Diet and Nutrition: The metabolic benefits of weight loss are clear. In collaboration with the Centre for Obesity Research (http://www.birmingham.ac.uk/obesity) we will define the impact of structured, supervised weight loss on musculoskeletal mass, function and the molecular adaptation in muscle in overweight elderly subjects. Personalised calorie restricted diet plans will be incorporated along-side behavioural strategies, as well as studies around novel uses of existing dietary supplements.
Pharmacological interventions: The Centre will probe how best to target endocrine and cytokine modulation and their contribution to ‘healthy’ and ‘unhealthy’ musculoskeletal ageing through pharmacological agents in collaboration with existing pharmaceutical partners, both for new agents and for existing agents which may be repurposed or demonstrate additional therapeutic value.

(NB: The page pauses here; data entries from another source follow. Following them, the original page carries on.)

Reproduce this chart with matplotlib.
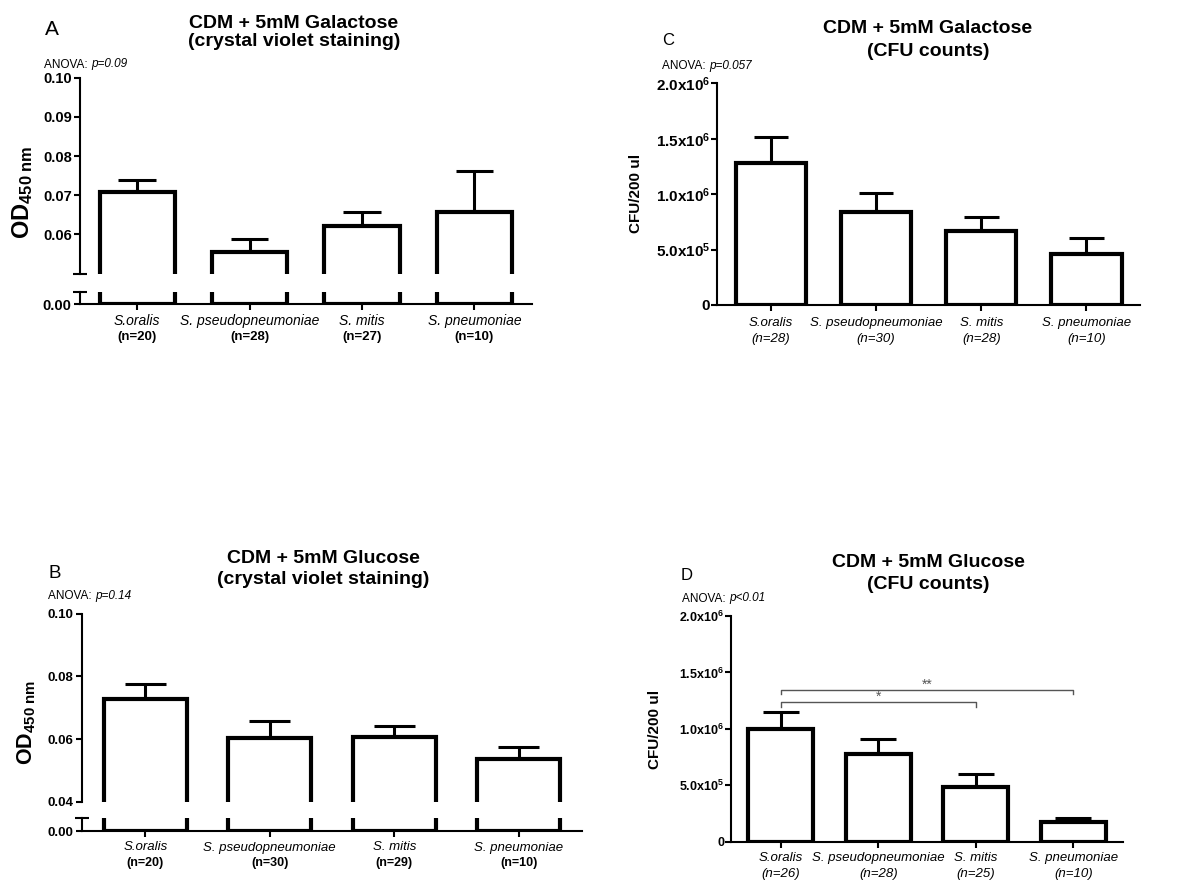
import matplotlib
matplotlib.use('Agg')
import matplotlib.pyplot as plt
from matplotlib.ticker import FixedLocator
import numpy as np

plt.rcParams['font.family'] = ['Liberation Sans', 'DejaVu Sans']
plt.rcParams['mathtext.fontset'] = 'custom'
plt.rcParams['mathtext.rm'] = 'Liberation Sans'
plt.rcParams['mathtext.bf'] = 'Liberation Sans:bold'
plt.rcParams['mathtext.it'] = 'Liberation Sans:italic'

# ---------------- data ----------------
species = ['S.oralis', 'S. pseudopneumoniae', 'S. mitis', 'S. pneumoniae']

n_A = [20, 28, 27, 10]
mean_A = [0.0707, 0.0555, 0.0622, 0.0658]
sem_A = [0.0032, 0.0033, 0.0035, 0.0105]

n_B = [20, 30, 29, 10]
mean_B = [0.0727, 0.0603, 0.0608, 0.0537]
sem_B = [0.0049, 0.0053, 0.0034, 0.0039]

n_C = [28, 30, 28, 10]
mean_C = [1.279e6, 0.842e6, 0.671e6, 0.460e6]
sem_C = [0.240e6, 0.166e6, 0.126e6, 0.142e6]

n_D = [26, 28, 25, 10]
mean_D = [0.996e6, 0.777e6, 0.488e6, 0.172e6]
sem_D = [0.156e6, 0.131e6, 0.110e6, 0.035e6]

# significance brackets in D: (group i, group j, label, height)
sig_D = [(0, 2, '*', 1.236e6), (0, 3, '**', 1.345e6)]

od_ticks_A = [0.06, 0.07, 0.08, 0.09, 0.10]
od_ticks_B = [0.04, 0.06, 0.08, 0.10]
cfu_ticks = [0, 5e5, 1e6, 1.5e6, 2e6]
cfu_labels = ['0', r'$\mathbf{5.0x10^{5}}$', r'$\mathbf{1.0x10^{6}}$',
              r'$\mathbf{1.5x10^{6}}$', r'$\mathbf{2.0x10^{6}}$']

# ---------------- layout helpers ----------------
W, H = 1201, 884
fig = plt.figure(figsize=(W / 100, H / 100), dpi=100)


def rect(l, r, top, bot):
    return [l / W, 1 - bot / H, (r - l) / W, (bot - top) / H]


def ftext(x, y, s, **kw):
    return fig.text(x / W, 1 - y / H, s, **kw)


XLIM = (-0.51, 3.51)
BAR_W = 0.67
LW_BAR = 3.0
LW_ERR = 2.2
LW_SPINE = 1.5


def style_axis(ax):
    for s in ['top', 'right']:
        ax.spines[s].set_visible(False)
    for s in ['left', 'bottom']:
        ax.spines[s].set_linewidth(LW_SPINE)
    ax.tick_params(axis='y', which='major', direction='out', length=4, width=LW_SPINE, pad=2)
    ax.set_xlim(*XLIM)


def draw_bars(ax, means, sems, capw):
    x = np.arange(len(means))
    m = np.array(means)
    e = np.array(sems)
    ax.vlines(x, m, m + e, color='black', lw=LW_ERR, zorder=1)
    ax.hlines(m + e, x - capw / 2, x + capw / 2, color='black', lw=LW_ERR, zorder=1)
    ax.bar(x, m, BAR_W, facecolor='white', edgecolor='black', linewidth=LW_BAR, zorder=2)


def xlabels(ax, names, ns, d1, d2, size, nbold):
    for i, (s, n) in enumerate(zip(names, ns)):
        ax.annotate(s, xy=(i, 0), xycoords=('data', 'axes fraction'), xytext=(0, -d1),
                    textcoords='offset pixels', ha='center', va='center',
                    fontsize=size, fontstyle='italic', annotation_clip=False)
        if nbold:
            ax.annotate('(n=%d)' % n, xy=(i, 0), xycoords=('data', 'axes fraction'),
                        xytext=(0, -d2), textcoords='offset pixels', ha='center',
                        va='center', fontsize=size - 0.5, fontweight='bold',
                        annotation_clip=False)
        else:
            ax.annotate('(n=%d)' % n, xy=(i, 0), xycoords=('data', 'axes fraction'),
                        xytext=(0, -d2), textcoords='offset pixels', ha='center',
                        va='center', fontsize=size, fontstyle='italic',
                        annotation_clip=False)


def anova(x, y, pstr, size=8.5):
    t = ftext(x, y, 'ANOVA: ', fontsize=size, va='baseline', ha='left')
    fig.add_artist(matplotlib.text.Annotation(pstr, xy=(1, 0), xycoords=t, va='bottom',
                                              ha='left', fontsize=size, fontstyle='italic'))


def broken_panel(l, r, top, brk, gtop, zero, ylo_up, yhi_up, ticks_up, yhi_low,
                 means, sems, capw, tsize):
    axu = fig.add_axes(rect(l, r, top, brk))
    axl = fig.add_axes(rect(l, r, gtop, zero))
    for ax in (axu, axl):
        style_axis(ax)
        draw_bars(ax, means, sems, capw)
    axu.spines['bottom'].set_visible(False)
    axu.tick_params(axis='x', bottom=False, labelbottom=False)
    axu.set_ylim(ylo_up, yhi_up)
    axu.yaxis.set_major_locator(FixedLocator(ticks_up))
    axu.set_yticklabels(['%.2f' % t for t in ticks_up], fontweight='bold', fontsize=tsize)
    axu.yaxis.set_minor_locator(FixedLocator([ylo_up]))
    axu.tick_params(axis='y', which='minor', direction='inout', length=10, width=LW_SPINE)

    axl.set_ylim(0, yhi_low)
    axl.yaxis.set_major_locator(FixedLocator([0.0]))
    axl.set_yticklabels(['0.00'], fontweight='bold', fontsize=tsize)
    axl.yaxis.set_minor_locator(FixedLocator([yhi_low]))
    axl.tick_params(axis='y', which='minor', direction='inout', length=10, width=LW_SPINE)
    axl.set_xticks(range(4))
    axl.set_xticklabels([])
    axl.tick_params(axis='x', direction='out', length=4, width=LW_SPINE)
    return axu, axl


# ---------------- Panel A ----------------
axAu, axAl = broken_panel(80, 531.7, 77.7, 273.5, 292, 304.3, 0.05, 0.10, od_ticks_A,
                          12.3 / 3920, mean_A, sem_A, 0.335, 10.5)
xlabels(axAl, species, n_A, 17, 33, 10, True)
ftext(45, 35, 'A', fontsize=15, va='baseline')
ftext(294, 28.3, 'CDM + 5mM Galactose', fontsize=14, fontweight='bold', ha='center', va='baseline')
ftext(294, 46.5, '(crystal violet staining)', fontsize=14, fontweight='bold', ha='center', va='baseline')
anova(44, 67.5, 'p=0.09')
ftext(23, 192, r'$\mathbf{OD}_{\mathbf{450\ nm}}$', fontsize=17, rotation=90, ha='center', va='center')

# ---------------- Panel B ----------------
axBu, axBl = broken_panel(82, 582, 613.7, 801.7, 817.7, 831, 0.04, 0.10, od_ticks_B,
                          13.3 / 3135, mean_B, sem_B, 0.33, 9.5)
xlabels(axBl, species, n_B, 16.5, 32, 9.5, True)
ftext(48, 578, 'B', fontsize=13.5, va='baseline')
ftext(323.6, 563.3, 'CDM + 5mM Glucose', fontsize=14, fontweight='bold', ha='center', va='baseline')
ftext(323.6, 584, '(crystal violet staining)', fontsize=14, fontweight='bold', ha='center', va='baseline')
anova(48, 599, 'p=0.14')
ftext(27, 722, r'$\mathbf{OD}_{\mathbf{450\ nm}}$', fontsize=15.5, rotation=90, ha='center', va='center')


# ---------------- Panels C & D ----------------
def cfu_panel(l, r, top, bot, means, sems, capw, tsize):
    ax = fig.add_axes(rect(l, r, top, bot))
    style_axis(ax)
    draw_bars(ax, means, sems, capw)
    ax.set_ylim(0, 2e6)
    ax.yaxis.set_major_locator(FixedLocator(cfu_ticks))
    ax.set_yticklabels(cfu_labels, fontweight='bold', fontsize=tsize)
    ax.tick_params(axis='y', pad=1)
    ax.set_xticks(range(4))
    ax.set_xticklabels([])
    ax.tick_params(axis='x', direction='out', length=4, width=LW_SPINE)
    return ax


axC = cfu_panel(717.3, 1140, 83.3, 305, mean_C, sem_C, 0.33, 11)
xlabels(axC, species, n_C, 18, 34, 9.5, False)
ftext(662, 45, 'C', fontsize=12, va='baseline')
ftext(928, 33.3, 'CDM + 5mM Galactose', fontsize=14, fontweight='bold', ha='center', va='baseline')
ftext(928, 56, '(CFU counts)', fontsize=14, fontweight='bold', ha='center', va='baseline')
anova(662, 69, 'p=0.057')
ftext(636, 193, 'CFU/200 ul', fontsize=11, fontweight='bold', rotation=90, ha='center', va='center')

axD = cfu_panel(731, 1123, 616, 841.7, mean_D, sem_D, 0.37, 9)
xlabels(axD, species, n_D, 16, 32, 9.5, False)
ftext(681, 580, 'D', fontsize=12, va='baseline')
ftext(928, 566.7, 'CDM + 5mM Glucose', fontsize=14, fontweight='bold', ha='center', va='baseline')
ftext(928, 589, '(CFU counts)', fontsize=14, fontweight='bold', ha='center', va='baseline')
anova(682, 601.5, 'p<0.01')
ftext(655, 729, 'CFU/200 ul', fontsize=11, fontweight='bold', rotation=90, ha='center', va='center')

drop = 0.04e6
for i, j, lab, h in sig_D:
    axD.plot([i, i, j, j], [h - drop, h, h, h - drop], color='#555555', lw=1.0, zorder=3)
    axD.annotate(lab, xy=((i + j) / 2, h), xytext=(0, 1), textcoords='offset pixels',
                 ha='center', va='baseline', fontsize=10, color='#555555')

fig.savefig('out.png', dpi=100)
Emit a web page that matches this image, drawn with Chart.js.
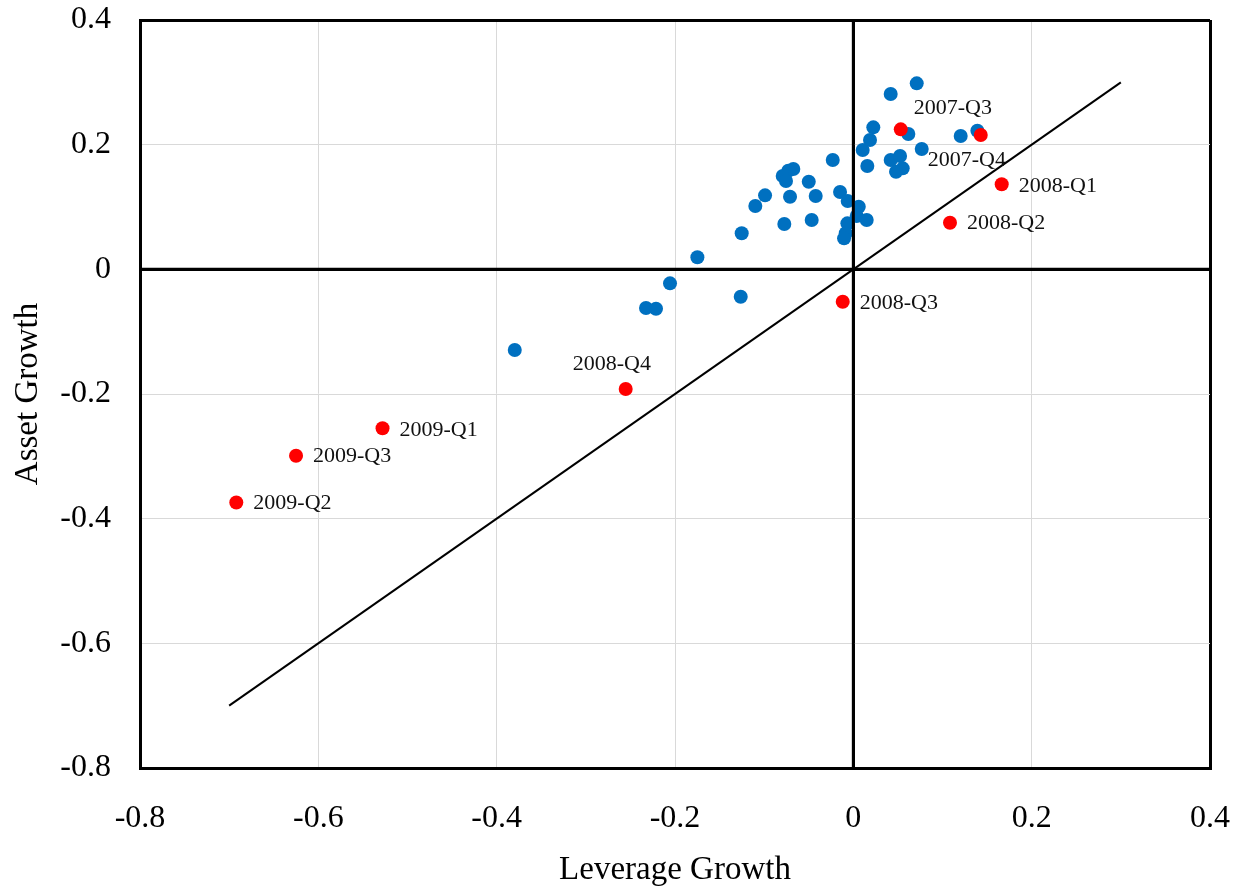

Healthy Lifestyle Adoption...
The benefits of regular physical activity and the consumption of a ‘healthy’ diet (in terms of caloric balance and intake of macro- and micro-nutrients) for quality of life, prevention of obesity, and reduction in chronic disease risk are clear. However, a considerable percentage of adults in the UK engage in neither. Our own past work and that of others has shown the importance of theory in developing, implementing and evaluating interventions centred on promoting active living and well-being, from one-on-one and small group interventions in exercise on referral schemes, to community exercise classes and workplace wellbeing programmes .
We are extending this into clinical settings with older patients, using not only motivational theory but advancements in mobile technology. Notably, simple interventions around point-of-choice prompting can deliver huge benefits at a population level for very modest cost. We will be developing a prototype exercise consultation for physical activity promotion in clinical populations that considers variability based on gender, age, culture/ethnicity, and health status.